By mastering these concepts, you transition from simply storing video files to building intelligent systems that can "see" and "understand" the world around them, providing powerful insights that were previously locked away in raw, unorganized footage. Whether it's enhancing safety, improving operational efficiency, or searching through vast archives, the ability to leverage Azure's video analysis capabilities is a foundational skill for the modern data-driven professional.
Common Questions (FAQ)
Q: Can I use Video Indexer to analyze live streaming video? A: Video Indexer is optimized for stored files. While you can stream to it, the processing is not intended for true, sub-second real-time reaction. For live streams, you should use Azure Video Analyzer for Media or custom models deployed on Azure IoT Edge.
Q: How do I handle videos that are hours long? A: Video Indexer supports long videos, but you should be aware that the processing time will increase significantly. Ensure your polling logic is configured to handle long-running jobs and that you are not hitting timeout limits in your application code.

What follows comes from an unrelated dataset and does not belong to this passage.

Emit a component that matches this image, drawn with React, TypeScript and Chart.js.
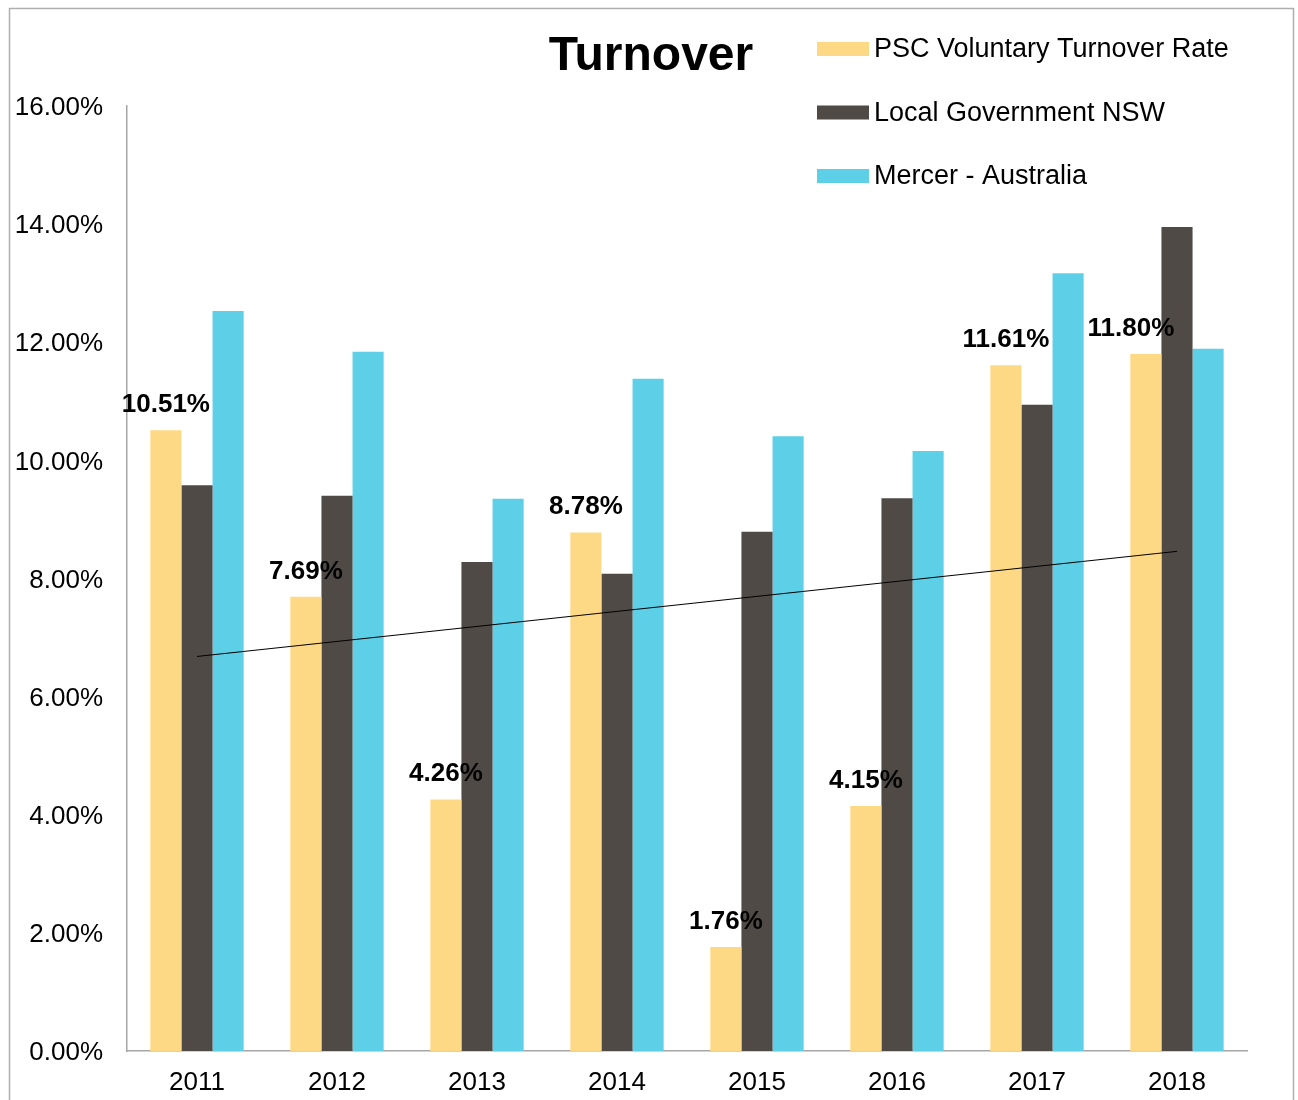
import React, { useEffect, useRef } from "react";
import { Chart, registerables } from "chart.js";

Chart.register(...registerables);

const chartTitle = "Turnover";
const years = ["2011", "2012", "2013", "2014", "2015", "2016", "2017", "2018"];
const pscRate = [10.51, 7.69, 4.26, 8.78, 1.76, 4.15, 11.61, 11.8];
const localGovNSW = [9.58, 9.4, 8.28, 8.08, 8.79, 9.36, 10.94, 13.95];
const mercerAustralia = [12.53, 11.84, 9.35, 11.38, 10.41, 10.16, 13.17, 11.89];
// Linear trendline of the PSC series, read at its two ends
const pscTrend: (number | null)[] = [6.68, null, null, null, null, null, null, 8.46];
const seriesNames = ["PSC Voluntary Turnover Rate", "Local Government NSW", "Mercer - Australia"];
const yMin = 0;
const yMax = 16;
const yStep = 2;

const FONT = '"Liberation Sans", Arial, Helvetica, sans-serif';
const COLORS = ["#FDD985", "#4F4A46", "#5DD0E8"];

const framePlugin = {
  id: "frame",
  afterDraw(chart: any) {
    const ctx = chart.ctx;
    ctx.save();
    ctx.strokeStyle = "#AFAFAF";
    ctx.lineWidth = 1.5;
    ctx.strokeRect(9.5, 8.5, 1284, 1200);
    ctx.restore();
  },
};

const titlePlugin = {
  id: "customTitle",
  afterDraw(chart: any) {
    const ctx = chart.ctx;
    ctx.save();
    ctx.font = `bold 48px ${FONT}`;
    ctx.fillStyle = "#000";
    ctx.textAlign = "center";
    ctx.textBaseline = "middle";
    ctx.fillText(chartTitle, 651, 57);
    ctx.restore();
  },
};

const legendPlugin = {
  id: "customLegend",
  afterDraw(chart: any) {
    const ctx = chart.ctx;
    ctx.save();
    ctx.font = `27px ${FONT}`;
    ctx.textAlign = "left";
    ctx.textBaseline = "middle";
    let k = 0;
    chart.data.datasets.forEach((ds: any) => {
      if (ds.type === "line") return;
      const cy = 49 + k * 63.5;
      k += 1;
      ctx.fillStyle = ds.backgroundColor;
      ctx.fillRect(817, cy - 7, 52, 14);
      ctx.fillStyle = "#000";
      ctx.fillText(ds.label, 874, cy + 1);
    });
    ctx.restore();
  },
};

const dataLabelPlugin = {
  id: "pscLabels",
  afterDatasetsDraw(chart: any) {
    const idx = chart.data.datasets.findIndex((d: any) => d.label === seriesNames[0]);
    const meta = chart.getDatasetMeta(idx);
    const values = chart.data.datasets[idx].data;
    const ctx = chart.ctx;
    ctx.save();
    ctx.font = `bold 26px ${FONT}`;
    ctx.fillStyle = "#000";
    ctx.textAlign = "center";
    ctx.textBaseline = "alphabetic";
    meta.data.forEach((bar: any, i: number) => {
      const dx = i === meta.data.length - 1 ? -15 : 0;
      ctx.fillText(Number(values[i]).toFixed(2) + "%", bar.x + dx, bar.y - 18);
    });
    ctx.restore();
  },
};

export default function App() {
  const canvasRef = useRef<HTMLCanvasElement | null>(null);

  useEffect(() => {
    if (!canvasRef.current) return;
    const chart = new Chart(canvasRef.current, {
      type: "bar",
      data: {
        labels: years,
        datasets: [
          {
            type: "line",
            label: "Trend",
            data: pscTrend,
            borderColor: "#000",
            borderWidth: 1,
            pointRadius: 0,
            spanGaps: true,
            fill: false,
            order: -1,
          } as any,
          {
            label: seriesNames[0],
            data: pscRate,
            backgroundColor: COLORS[0],
            order: 1,
          },
          {
            label: seriesNames[1],
            data: localGovNSW,
            backgroundColor: COLORS[1],
            order: 2,
          },
          {
            label: seriesNames[2],
            data: mercerAustralia,
            backgroundColor: COLORS[2],
            order: 3,
          },
        ],
      },
      options: {
        responsive: false,
        animation: false,
        devicePixelRatio: 1,
        datasets: {
          bar: { categoryPercentage: 3 / 4.5, barPercentage: 1 },
        },
        layout: { padding: { top: 106, right: 51, left: 0, bottom: 0 } },
        plugins: {
          legend: { display: false },
          title: { display: false },
          tooltip: { enabled: false },
        },
        scales: {
          x: {
            grid: { display: false, drawTicks: false },
            border: { display: true, color: "#A6A6A6", width: 1.5 },
            ticks: {
              color: "#000",
              font: { family: FONT, size: 26 },
              padding: 16,
            },
            afterFit(scale: any) {
              scale.height = 49;
            },
          },
          y: {
            min: yMin,
            max: yMax,
            grid: { display: false, drawTicks: false },
            border: { display: true, color: "#A6A6A6", width: 1.5 },
            ticks: {
              stepSize: yStep,
              color: "#000",
              font: { family: FONT, size: 26 },
              padding: 24,
              labelOffset: 2,
              callback: (v: any) => Number(v).toFixed(2) + "%",
            },
            afterFit(scale: any) {
              scale.width = 127;
            },
          },
        },
      },
      plugins: [dataLabelPlugin, legendPlugin, titlePlugin, framePlugin],
    });
    return () => chart.destroy();
  }, []);

  return (
    <div style={{ position: "absolute", left: 0, top: 0, width: 1298, height: 1100, background: "#fff" }}>
      <canvas ref={canvasRef} width={1298} height={1100} style={{ display: "block" }} />
    </div>
  );
}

Q: What happens if the internet connection drops during an upload? A: You should implement a retry policy in your upload logic. If the upload fails, your application should catch the exception, wait, and attempt to resume the upload from the point where it stopped, or restart the upload for that specific file.
Q: Can I train the model on just one video? A: While possible, it is not recommended. For reliable results, especially with face identification, you should provide a diverse set of images or video segments to ensure the model can recognize the target in various lighting conditions and angles.
Q: Is the data I upload to Video Indexer used to train Microsoft's global models? A: No. Azure is committed to customer privacy. Data you upload is stored in your tenant and is used only to process your requests. It is not used to improve Microsoft's base models unless you explicitly opt-in to such programs, which is rare in enterprise settings.